My lease will be up in August which means I’ve started looking around a bit more for the right place to stay long term. I suppose the good thing is I have time. This move won’t be immediate and on an emergency basis. When I moved a bit ago I needed to do so quickly but that isn’t the case this time. Since it won’t be an emergency move I’ll be able to fund it myself. These issues here are out of the ordinary but ones I’ll deal with for now with the understanding that this not a forever situation. I’m not trapped. I have options.
I hate to uproot but sometimes its necessary. I figure when I uproot there has to be a really good reason for it. I’m the type that needs to be in one spot and feel grounded and connected to my home. I’m super domestic, a home body, so the place I live has to be one where I can thrive.
I talk about thriving but sometimes I get in my own way by over thinking things. Do you know how mentally exhausting it is to have every step mapped out before you take it?
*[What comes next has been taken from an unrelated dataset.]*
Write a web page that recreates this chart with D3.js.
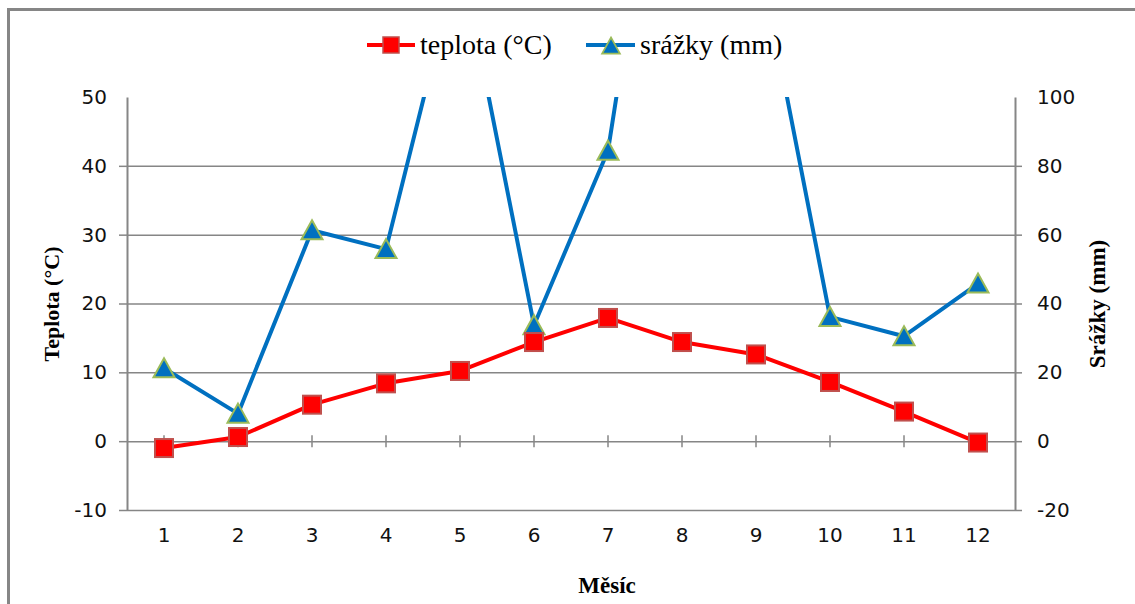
<!DOCTYPE html>
<html>
<head>
<meta charset="utf-8">
<script src="https://cdn.jsdelivr.net/npm/d3@7"></script>
<style>
  body { margin: 0; background: #fff; }
</style>
</head>
<body>
<div id="chart"></div>
<script>
    // Data
    const months = [1, 2, 3, 4, 5, 6, 7, 8, 9, 10, 11, 12];
    const teplota = [-1.0, 0.6, 5.3, 8.4, 10.2, 14.4, 17.9, 14.4, 12.6, 8.6, 4.3, -0.2];
    const srazky = [21.2, 8.0, 61.3, 55.8, 142, 33.7, 84.4, 222, 146, 36.1, 30.5, 45.8];
    const leftTicks = [-10, 0, 10, 20, 30, 40, 50];
    const rightTicks = [-20, 0, 20, 40, 60, 80, 100];

    const W = 1135, H = 604;
    const margin = { top: 97, right: 120, bottom: 94, left: 127 };
    const width = W - margin.left - margin.right;   // 888
    const height = H - margin.top - margin.bottom;  // 413

    const svgRoot = d3.select("#chart").append("svg")
        .attr("width", W)
        .attr("height", H);

    // outer chart border (only top and left visible)
    svgRoot.append("path")
        .attr("d", "M8.5," + H + " V9.5 H" + W)
        .attr("fill", "none")
        .attr("stroke", "#868686")
        .attr("stroke-width", 3);

    const svg = svgRoot.append("g")
        .attr("transform", "translate(" + margin.left + "," + margin.top + ")");

    const x = d3.scaleBand().domain(months).range([0, width]);
    const yL = d3.scaleLinear().domain([-10, 50]).range([height, 0]);
    const yR = d3.scaleLinear().domain([-20, 100]).range([height, 0]);
    const cx = d => x(d) + x.bandwidth() / 2;
    const fmt = d => String(d); // plain hyphen for negatives

    const gridColor = "#868686";
    const labelStyle = g => g.selectAll(".tick text")
        .style("font-family", "'DejaVu Sans', sans-serif")
        .style("font-size", "20px")
        .attr("fill", "#111");

    // horizontal gridlines
    svg.append("g")
        .attr("class", "grid")
        .call(d3.axisLeft(yL).tickValues([-10, 10, 20, 30, 40]).tickSize(-width).tickFormat(""))
        .call(g => g.select(".domain").remove())
        .call(g => g.selectAll("line").attr("stroke", gridColor).attr("stroke-width", 1.5));

    // left axis
    svg.append("g")
        .call(d3.axisLeft(yL).tickValues(leftTicks).tickFormat(fmt).tickSize(8).tickSizeOuter(0).tickPadding(12))
        .call(labelStyle)
        .call(g => g.select(".domain").attr("stroke", gridColor).attr("stroke-width", 2))
        .call(g => g.selectAll(".tick line").attr("stroke", gridColor).attr("stroke-width", 1.5))
        .call(g => g.selectAll(".tick").filter(d => d === 50).select("line").remove());

    // right axis
    svg.append("g")
        .attr("transform", "translate(" + width + ",0)")
        .call(d3.axisRight(yR).tickValues(rightTicks).tickFormat(fmt).tickSize(7).tickSizeOuter(0).tickPadding(15))
        .call(labelStyle)
        .call(g => g.select(".domain").attr("stroke", gridColor).attr("stroke-width", 2))
        .call(g => g.selectAll(".tick line").attr("stroke", gridColor).attr("stroke-width", 1.5))
        .call(g => g.selectAll(".tick").filter(d => d === 100).select("line").remove());

    // category axis crossing at 0
    svg.append("g")
        .attr("transform", "translate(0," + yL(0) + ")")
        .call(d3.axisBottom(x).tickSize(6).tickSizeOuter(0).tickFormat(""))
        .call(g => g.select(".domain").attr("stroke", gridColor).attr("stroke-width", 1.5))
        .call(g => g.selectAll(".tick line").attr("y1", -6).attr("stroke", gridColor).attr("stroke-width", 1.5));

    // category labels below plot
    svg.append("g")
        .attr("transform", "translate(0," + height + ")")
        .call(d3.axisBottom(x).tickSize(0).tickPadding(18))
        .call(labelStyle)
        .call(g => g.select(".domain").remove());

    // clip for off-scale precipitation
    svg.append("clipPath").attr("id", "plot-clip")
        .append("rect").attr("x", -20).attr("y", 0).attr("width", width + 40).attr("height", height);

    const tData = months.map((m, i) => ({ m: m, v: teplota[i] }));
    const sData = months.map((m, i) => ({ m: m, v: srazky[i] }));

    const blue = "#0070C0", red = "#FF0000";
    const triangle = "M0,-10 L10.5,9 L-10.5,9 Z";

    // precipitation line
    const sLayer = svg.append("g").attr("clip-path", "url(#plot-clip)");
    sLayer.append("path")
        .datum(sData)
        .attr("fill", "none")
        .attr("stroke", blue)
        .attr("stroke-width", 4)
        .attr("stroke-linejoin", "round")
        .attr("d", d3.line().x(d => cx(d.m)).y(d => yR(d.v)));
    sLayer.selectAll(".tri")
        .data(sData.filter(d => d.v <= 100))
        .join("path")
        .attr("class", "tri")
        .attr("transform", d => "translate(" + cx(d.m) + "," + yR(d.v) + ")")
        .attr("d", triangle)
        .attr("fill", blue)
        .attr("stroke", "#9BBB59")
        .attr("stroke-width", 2);

    // temperature line
    svg.append("path")
        .datum(tData)
        .attr("fill", "none")
        .attr("stroke", red)
        .attr("stroke-width", 4)
        .attr("stroke-linejoin", "round")
        .attr("d", d3.line().x(d => cx(d.m)).y(d => yL(d.v)));
    svg.selectAll(".sq")
        .data(tData)
        .join("rect")
        .attr("class", "sq")
        .attr("x", d => cx(d.m) - 9)
        .attr("y", d => yL(d.v) - 9)
        .attr("width", 18)
        .attr("height", 18)
        .attr("fill", red)
        .attr("stroke", "#C0504D")
        .attr("stroke-width", 2);

    // axis titles
    const serif = "'Liberation Serif', 'Times New Roman', serif";
    svgRoot.append("text")
        .attr("transform", "translate(59,304) rotate(-90)")
        .attr("text-anchor", "middle")
        .style("font-family", serif).style("font-size", "22px").style("font-weight", "bold")
        .text("Teplota (°C)");
    svgRoot.append("text")
        .attr("transform", "translate(1105,304) rotate(-90)")
        .attr("text-anchor", "middle")
        .style("font-family", serif).style("font-size", "23px").style("font-weight", "bold")
        .text("Srážky (mm)");
    svgRoot.append("text")
        .attr("x", 607).attr("y", 593)
        .attr("text-anchor", "middle")
        .style("font-family", serif).style("font-size", "23px").style("font-weight", "bold")
        .text("Měsíc");

    // legend
    const legend = svgRoot.append("g").attr("transform", "translate(0,45)");
    legend.append("line").attr("x1", 367).attr("x2", 415).attr("y1", 0).attr("y2", 0)
        .attr("stroke", red).attr("stroke-width", 4);
    legend.append("rect").attr("x", 383).attr("y", -8).attr("width", 16).attr("height", 16)
        .attr("fill", red).attr("stroke", "#C0504D").attr("stroke-width", 1.5);
    legend.append("text").attr("x", 420).attr("y", 9)
        .style("font-family", serif).style("font-size", "28px")
        .text("teplota (°C)");
    legend.append("line").attr("x1", 586).attr("x2", 635).attr("y1", 0).attr("y2", 0)
        .attr("stroke", blue).attr("stroke-width", 4);
    legend.append("path").attr("transform", "translate(611,1) scale(0.85)")
        .attr("d", triangle)
        .attr("fill", blue).attr("stroke", "#9BBB59").attr("stroke-width", 2);
    legend.append("text").attr("x", 640).attr("y", 9)
        .style("font-family", serif).style("font-size", "28px")
        .text("srážky (mm)");
</script>
</body>
</html>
I’m not one to leap with faith but I also don’t need to have everything figured out all the time. It’s exhausting. I’ve got time. That’s the thing I need to remember. I’ve got time.
I figure it’ll take a little longer for someone broke to find a clean, safe and affordable place but I know that place is out there. I don’t have to settle for less. To settle for something as important as housing is to cheat oneself. I will not settle for less nor will I jump the gun and dive in someplace head first. The best way for me to insure that things go as smoothly as possible is to talk to others and ask for their opinion, control my thinking and realize I don’t have to have this all figured out in one day. I’ve got time. I can wait, and some things I can simply let be.